The quest for corporate accountability in cases of forced labour is pivotal to the systemic eradication of modern slavery. With emerging enforceable standards for responsible business conduct and a growing number of legal actions against multinational corporations, there’s newfound momentum to foster accountability and justice for global supply chain workers.

In 2021, The Freedom Fund initiated a comprehensive scoping study to analyse the involvement of frontline NGOs and lawyers from the Global South in legal actions for corporate accountability related to forced labour. This study assessed the accountability frameworks within Thailand, Malaysia, and The Philippines, revealing a stark absence of structured pathways for local stakeholders to engage in transnational legal strategies. The connective tissue and resources necessary to maintain such actions are often out of reach, leaving little room for local actors to consider these complext legal avenues.

Advancing corporate accountability in global supply chains

The Freedom Fund is committed to supporting a stronger and more connected global corporate accountability movement to challenge exploitative practices. With our Corporate Accountability Global Initiative, we’re excited to embark on an ecosystem-building venture designed to amplify the capacities of Global South-based NGOs, lawyers, and activists. Our vision is to broaden the scope of entities pursuing targeted interventions against forced labour, aiming to craft a robust global case pipeline that delivers justice.

Objectives

1

Strengthen frontline capabilities

We aim to support local civil society groups to access the tools and knowledge needed to embark on accountability interventions against corporations implicated in forced labour, including through cross-learning and in-country consultants providing hands-on technical assistance.

2

Facilitate strategic connections

By bridging local groups with global and regional experts, we're nurturing collaborations that champion sustainable transnational corporate accountability strategies.
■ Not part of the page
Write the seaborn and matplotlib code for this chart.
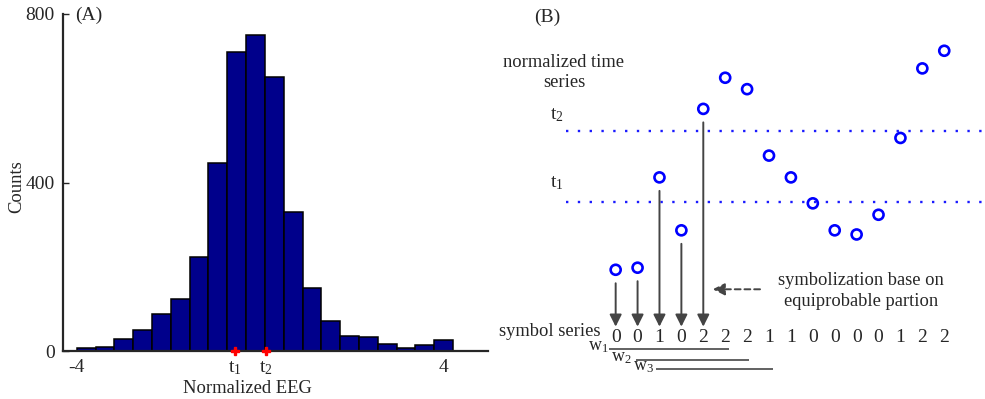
import numpy as np
import pandas as pd
import matplotlib
matplotlib.use('Agg')
import matplotlib.pyplot as plt
import seaborn as sns

# ---- data --------------------------------------------------------------
# (A) histogram of the normalized EEG
bin_start = -4.0
bin_width = 0.41
counts = [8, 10, 29, 50, 87, 124, 222, 446, 710, 751,
          651, 331, 150, 71, 36, 33, 17, 7, 14, 26]
t1 = -0.56
t2 = 0.13
xtick_vals = [-4, t1, t2, 4]
xtick_labels = ['-4', r'$\mathrm{t}_{1}$', r'$\mathrm{t}_{2}$', '4']
ytick_vals = [0, 400, 800]

# (B) normalized time series and its symbols
ts_values = [-1.21, -1.19, -0.32, -0.83, 0.34, 0.64, 0.53, -0.11,
             -0.32, -0.57, -0.83, -0.87, -0.68, 0.06, 0.73, 0.90]
n_arrows = 5
window_labels = [r'$\mathrm{w}_{1}$', r'$\mathrm{w}_{2}$', r'$\mathrm{w}_{3}$']

# ---- style -------------------------------------------------------------
sns.set_style('ticks')
plt.rcParams['font.family'] = ['Liberation Serif', 'DejaVu Serif']
plt.rcParams['mathtext.fontset'] = 'custom'
plt.rcParams['mathtext.rm'] = 'Liberation Serif'
plt.rcParams['mathtext.it'] = 'Liberation Serif:italic'

fig = plt.figure(figsize=(9.85, 3.99), dpi=100)

# ---- (A) ---------------------------------------------------------------
ax1 = fig.add_axes([63 / 985, 48 / 399, 425 / 985, 337 / 399])
nbins = len(counts)
edges = bin_start + bin_width * np.arange(nbins + 1)
centers = (edges[:-1] + edges[1:]) / 2
hist_df = pd.DataFrame({'eeg': centers, 'count': counts})
sns.histplot(data=hist_df, x='eeg', weights='count', bins=nbins,
             binrange=(edges[0], edges[-1]), color='#00008B',
             edgecolor='black', linewidth=1.1, alpha=1, ax=ax1)
ax1.plot([t1, t2], [0, 0], linestyle='none', marker='P', color='red',
         markersize=6, clip_on=False, zorder=5)
ax1.set_xlim(-4.3, 4.96)
ax1.set_ylim(0, 800)
ax1.set_xticks(xtick_vals)
ax1.set_xticklabels(xtick_labels)
ax1.set_yticks(ytick_vals)
ax1.tick_params(axis='x', length=0, pad=6, labelsize=14)
ax1.tick_params(axis='y', direction='in', length=4, width=1, pad=6, labelsize=14)
for s in ['top', 'right']:
    ax1.spines[s].set_visible(False)
for s in ['left', 'bottom']:
    ax1.spines[s].set_linewidth(1.6)
ax1.set_xlabel('Normalized EEG', fontsize=13.4)
ax1.set_ylabel('Counts', fontsize=13.4)
ax1.xaxis.set_label_coords(0.435, -0.085)
ax1.yaxis.set_label_coords(-0.108, 0.487)
ax1.yaxis.label.set_va('center')
ax1.text(0.028, 0.995, '(A)', transform=ax1.transAxes, ha='left',
         va='center', fontsize=14)

# ---- (B) ---------------------------------------------------------------
ax2 = fig.add_axes([500 / 985, 0, 485 / 985, 1])
ax2.set_xlim(-5.28, 16.86)
ax2.set_ylim(-2.455, 1.389)
ax2.axis('off')

idx = np.arange(len(ts_values))
symbols = np.digitize(ts_values, [t1, t2], right=True)

ax2.hlines([t1, t2], -2.27, 16.86, colors='#1a1aff', linewidth=1.7,
           linestyles=[(0, (1, 4.0))])
sns.scatterplot(x=idx, y=ts_values, marker='o', s=52, facecolors='none',
                edgecolor='#0000ff', linewidth=1.9, ax=ax2, zorder=4)

fs = 13.3
sym_y = -1.864
gray = '#444444'
for i in range(n_arrows):
    ax2.annotate('', xy=(i, -1.758), xytext=(i, ts_values[i] - 0.13),
                 arrowprops=dict(arrowstyle='-|>', color=gray, lw=1.4,
                                 mutation_scale=18, shrinkA=0, shrinkB=0))
for i, s in zip(idx, symbols):
    ax2.text(i, sym_y, str(s), ha='center', va='center', fontsize=14)

ax2.text(-0.67, -1.807, 'symbol series', ha='right', va='center', fontsize=fs)
ax2.text(-2.36, 0.687, 'normalized time\nseries', ha='center', va='center',
         fontsize=fs, linespacing=1.25)
ax2.text(-2.68, 0.281, r'$\mathrm{t}_{2}$', ha='center', va='center', fontsize=14)
ax2.text(-2.68, -0.371, r'$\mathrm{t}_{1}$', ha='center', va='center', fontsize=14)
ax2.text(-3.11, 1.225, '(B)', ha='center', va='center', fontsize=14)

ax2.annotate('', xy=(4.43, -1.398), xytext=(6.59, -1.398),
             arrowprops=dict(arrowstyle='-|>', color=gray, lw=1.4,
                             linestyle=(0, (3, 2)), mutation_scale=18,
                             shrinkA=0, shrinkB=0))
ax2.text(11.19, -1.415, 'symbolization base on\nequiprobable partion',
         ha='center', va='center', fontsize=fs, linespacing=1.3)

w_x0 = [-0.30, 0.91, 1.83]
w_x1 = [5.17, 6.09, 7.18]
w_y = [-1.973, -2.079, -2.163]
w_lab_x = [-0.81, 0.24, 1.25]
ax2.hlines(w_y, w_x0, w_x1, colors='#555555', linewidth=1.3)
for lx, ly, lab in zip(w_lab_x, w_y, window_labels):
    ax2.text(lx, ly + 0.02, lab, ha='center', va='center', fontsize=13)

fig.savefig('out.png', dpi=100)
These alliances will reflect the needs and insights of those individuals in situation of forced labour.

3

Build the case pipeline

Our strategy includes distributing grants to local civil society groups to catalyse transnational accountability initiatives, prioritising actions that lay the foundation for strategic legal challenges through in-depth legal and factual investigations and case building and to provide support for risk mitigation strategies for initiators of strategic litigation, frontline activists, human rights defenders, and local communities.